En un humilde barrio de La Plata, en una casa sin timbre, de puertas abiertas, en un prolijo taller de proporciones pequeñas, un hombre sencillo conserva un gran sueño: que todos los niños del país puedan tocar el bandoneón. Lo concibió a los nueve, lo creyó posible a los treinta y cinco, y luego de varias décadas de estudio, viajes y desvelos, hizo sonar el primer fueye: “Salí al patio a llorar de emoción. Con mi hijo, no parábamos de saltar”, cuenta Juan Pablo Fredes, luthier y fabricante de bandoneones para niños, sentado en una silla de plástico, con una mano en el instrumento y el mate amargo en la otra.
Fredes, oriundo de Tapalqué, pequeño pueblo de Buenos Aires, atesoraba de pibe esa loca fantasía que se haría realidad. Fue en ocasión de un festival de folklore, cuando vio por primera vez el “instrumento negro, enorme, que se estiraba y estiraba”, y quedó maravillado. Meses después, para el cumpleaños de nueve, su padre, que era albañil, apretó el mango por un tiempo y le compró un fuelle duro, vetusto, pesado.
“Al ver que mis manos no alcanzaban las notas y que no podía moverlo, le pregunté a mi profesor si había bandoneones para chicos, y me miró como diciendo ´no sabe lo que dice´. Ese niño ya tenía el sueño de construir uno”, confiesa Fredes.
A los 18 años se fue a La Plata y consiguió trabajo en la orquesta de Horacio Del Bueno. Estudió, se recibió de contador y dejó la orquesta, pero siempre anduvo con el bandoneón en la rodilla. A los treinta y cinco, armada la familia, empezó a estudiar el instrumento, armó orquestas de chicos y se sumó a un conjunto de Tandil, con el que viajó a la mítica Carsfield.“Unos miraban los paisajes, otros miraban las minas, yo miraba los talleres. Hablaba con todos, juntaba cosas, agarraba papeles y me iba a dibujar al baño”, recuerda Fredes, y rescata que en aquel lugar en ruinas tocó la orquesta: “Después de 60 años, los bandoneones volvían a la fábrica de donde habían salido. A algunos viejos se les cayó un lagrimón”.

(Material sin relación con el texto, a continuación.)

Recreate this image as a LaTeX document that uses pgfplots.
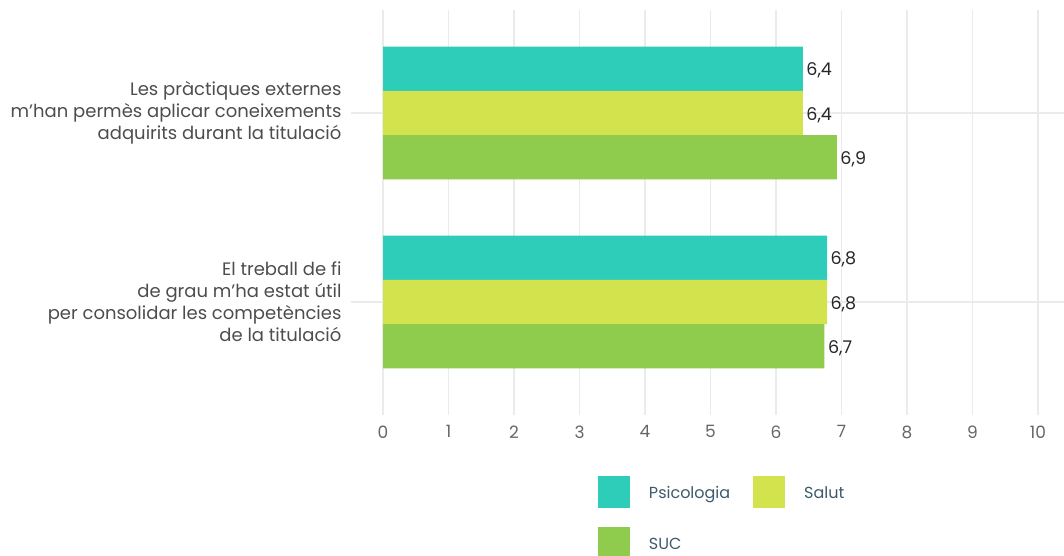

De regreso, Juan Pablo tomó la decisión. A partir de ahí, se sucedió un periplo de afanes, proezas y algunos sinsabores. Se detuvo en las calles de la ciudad y delineó las manos de los pequeños; asistió a clases de acústica y de métrica, estudió material por material, evaluó pieza por pieza; fue al Laboratorio de Investigaciones Metalúrgicas, a la Comisión Nacional de Energía Atómica, al Conicet; le dijeron que era imposible, que estaba loco, que sencillamente no; se contactó con el tornero, con el carpintero, con el ingeniero acústico. Treinta años de estudio y cinco de trabajo junto a su hijo Germán, para que sonara el primer Fuelle Fredes.
Lastima bandoneón
Bautizado fuelle en el Río de La Plata, el instrumento emblema del tango fue inventado por un alemán: Carl Friedrich Uhlig, y tendría a partir de 1864 su época de oro en el pueblo sajón de Carsfield. De allí saldrían los mejores instrumentos que se hayan conocido, hasta que el saldo de muertes de la Segunda Guerra Mundial forzó el cierre de la histórica fábrica.
De su llegada a la Argentina, poca certeza y muchas conjeturas: que lo desembarcó un marinero inglés; que un miliciano cargaba uno chiquito; que lo trajo un tropero de carros. Lo seguro es que para 1890 ya sonaba en los suburbios de Buenos Aires y con el tiempo, su melancólico sonido se convirtió, como dice Horacio Ferrer, en “la jeta del tango”.
Por esta razón, piensa Juan Pablo Fredes, salvando al bandoneón salvaremos también la voz del tango. “El desafío es que no se pierda”, dice, y “que más chicos tengan la posibilidad de aprender un instrumento dificultoso, a la edad en que es más fácil aprender”.
Fredes sueña con llevar el bandoneón a la escuela, al conservatorio público; con hacer miles de bandoneones, en serie, con materiales nacionales, por qué no reciclables; bandoneones baratos y livianos, para que un obrero le pueda regalar a su hijo y para que un pibe de nueve años pueda manejarlo. “Todo es posible”. El niño de Tapalqué sigue soñando su sueño.
Salgo de la casa bandoneón. “Pasá cuando quieras”, invita Fredes. En la puerta, espera Milagros, una jovencita radiante, de ojazos claros, que vive a metros de la esquina, toma clases con Germán y como todos, tiene sueños: “¿El mío? Tocar en una orquesta”, dice, se acomoda, y extiende una sonrisa ancha como un fueye.